Britain’s Chancellor Philip Hammond appears to have taken aim at Williamson when he implied this week that his parliamentary party colleague was not up to the job he has been given by Prime Minister Theresa May.
“There is no greater champion of defense than me,” Hammond told members of the Commons Treasury Committee, “I was defence secretary for almost three years. I am a huge advocate for our armed forces.
“The defense budget is being increased,” Hammond boasted, “but I recognize also that defense is facing some pressures, particularly around currency movement. A lot of defense procurement is denominated in US dollars.
“I expect that once [Williamson] has had a chance to understand the situation in the Ministry of Defence, and to get his head around the defense budget, [he] will be wanting to come and talk to me and he will find no one more sympathetic…”, the chancellor predicted.

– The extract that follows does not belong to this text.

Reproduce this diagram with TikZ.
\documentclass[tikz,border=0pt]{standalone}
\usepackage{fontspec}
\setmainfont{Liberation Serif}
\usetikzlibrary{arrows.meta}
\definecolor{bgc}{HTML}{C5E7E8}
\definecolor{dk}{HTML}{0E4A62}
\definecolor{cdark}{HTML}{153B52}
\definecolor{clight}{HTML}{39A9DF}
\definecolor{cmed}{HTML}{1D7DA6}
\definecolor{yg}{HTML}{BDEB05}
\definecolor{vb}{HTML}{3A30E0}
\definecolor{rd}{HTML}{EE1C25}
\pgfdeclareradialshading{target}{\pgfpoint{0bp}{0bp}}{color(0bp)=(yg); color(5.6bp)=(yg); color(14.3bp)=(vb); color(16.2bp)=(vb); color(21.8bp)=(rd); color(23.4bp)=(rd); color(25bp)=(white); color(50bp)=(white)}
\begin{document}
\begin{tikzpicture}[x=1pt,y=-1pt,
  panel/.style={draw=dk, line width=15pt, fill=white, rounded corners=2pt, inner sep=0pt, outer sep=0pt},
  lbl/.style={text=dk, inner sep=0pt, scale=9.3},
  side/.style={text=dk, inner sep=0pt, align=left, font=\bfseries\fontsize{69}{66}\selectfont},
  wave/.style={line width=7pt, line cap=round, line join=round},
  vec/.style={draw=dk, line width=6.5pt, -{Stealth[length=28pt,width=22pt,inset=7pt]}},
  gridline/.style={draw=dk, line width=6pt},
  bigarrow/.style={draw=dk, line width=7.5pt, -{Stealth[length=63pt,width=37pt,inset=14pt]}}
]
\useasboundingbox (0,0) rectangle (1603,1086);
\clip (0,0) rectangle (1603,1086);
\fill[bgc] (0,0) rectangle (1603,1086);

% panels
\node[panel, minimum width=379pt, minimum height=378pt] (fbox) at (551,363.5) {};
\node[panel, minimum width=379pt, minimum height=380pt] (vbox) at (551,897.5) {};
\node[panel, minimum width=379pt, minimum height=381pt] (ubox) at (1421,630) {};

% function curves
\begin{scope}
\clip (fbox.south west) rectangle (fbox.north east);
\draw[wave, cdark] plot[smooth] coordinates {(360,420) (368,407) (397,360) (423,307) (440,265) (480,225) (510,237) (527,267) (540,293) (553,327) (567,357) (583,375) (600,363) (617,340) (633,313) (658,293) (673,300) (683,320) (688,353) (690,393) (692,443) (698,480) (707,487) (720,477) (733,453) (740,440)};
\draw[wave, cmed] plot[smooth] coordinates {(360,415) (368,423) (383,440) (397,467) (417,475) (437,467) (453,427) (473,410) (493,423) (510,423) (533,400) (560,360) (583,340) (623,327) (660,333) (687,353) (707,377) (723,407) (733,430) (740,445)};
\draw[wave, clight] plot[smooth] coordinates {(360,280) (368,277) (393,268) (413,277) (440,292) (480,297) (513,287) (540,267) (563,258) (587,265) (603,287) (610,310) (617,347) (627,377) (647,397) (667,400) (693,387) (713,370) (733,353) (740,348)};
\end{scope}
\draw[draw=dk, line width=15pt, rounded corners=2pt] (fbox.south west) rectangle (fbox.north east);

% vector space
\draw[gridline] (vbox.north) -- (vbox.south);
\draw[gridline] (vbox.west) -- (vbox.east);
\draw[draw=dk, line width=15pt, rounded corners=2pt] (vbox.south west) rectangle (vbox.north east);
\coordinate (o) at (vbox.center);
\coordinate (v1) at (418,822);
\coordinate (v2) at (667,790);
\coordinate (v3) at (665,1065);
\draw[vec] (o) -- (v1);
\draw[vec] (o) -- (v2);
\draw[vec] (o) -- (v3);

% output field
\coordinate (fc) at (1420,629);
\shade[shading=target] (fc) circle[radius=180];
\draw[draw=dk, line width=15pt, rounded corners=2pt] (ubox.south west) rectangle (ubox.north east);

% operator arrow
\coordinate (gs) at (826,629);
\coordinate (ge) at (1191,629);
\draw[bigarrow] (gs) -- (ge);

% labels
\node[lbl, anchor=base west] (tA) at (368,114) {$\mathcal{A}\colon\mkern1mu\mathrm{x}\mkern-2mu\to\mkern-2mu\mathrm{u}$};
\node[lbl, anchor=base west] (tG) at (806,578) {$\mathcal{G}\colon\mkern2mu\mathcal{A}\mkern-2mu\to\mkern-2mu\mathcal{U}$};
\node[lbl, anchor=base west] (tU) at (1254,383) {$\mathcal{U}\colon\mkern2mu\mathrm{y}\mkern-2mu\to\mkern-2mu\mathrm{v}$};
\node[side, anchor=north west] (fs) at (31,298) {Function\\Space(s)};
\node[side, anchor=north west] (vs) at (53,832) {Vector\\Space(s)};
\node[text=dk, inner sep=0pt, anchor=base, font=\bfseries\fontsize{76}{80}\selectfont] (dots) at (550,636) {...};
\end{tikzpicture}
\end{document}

The apparent feud between the pair is another potential embarrassment to the conservatives, and follows on a perceived coup against May. On top of Foreign Secretary Boris Johnson’s and Michael Gove’s backstabbing and bickering, there was Hammond’s public spat with Gove and Brexit Secretary David Davis.
Hammond’s allies have previously likened Williamson, 41, to Private Pike from ‘Dad’s Army’ (a British sitcom) – a hapless young home guard, often called ‘stupid boy’.

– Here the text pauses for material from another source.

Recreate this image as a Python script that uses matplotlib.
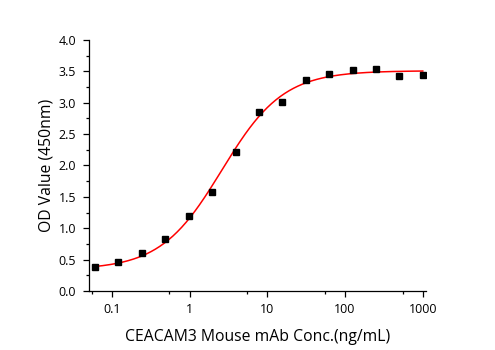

Some in Westminster had been outraged when other MPs, some with military experience, were overlooked for the post of defence secretary, and Williamson was even accused of forcing his way into the cabinet, while popular veterans remained on the backbenches.
A former businessman with a penchant for pottery and a pet spider called Cronus, about the closest Williamson has come to military precision since entering parliament is being charged with administering discipline as chief whip. He has never been in combat. Now, he is running Britain’s military, in charge of major decisions, from spending to airstrikes.
There are reports that Williamson has banned party colleague Hammond from Royal Air Force flights until the chancellor has paid for past trips. The UK Treasury, which has used jets and helicopters for business, is said to owe a six-figure sum for its official flights.
Other ministers watching this public spat have called the pair childish and have urged the PM to step in.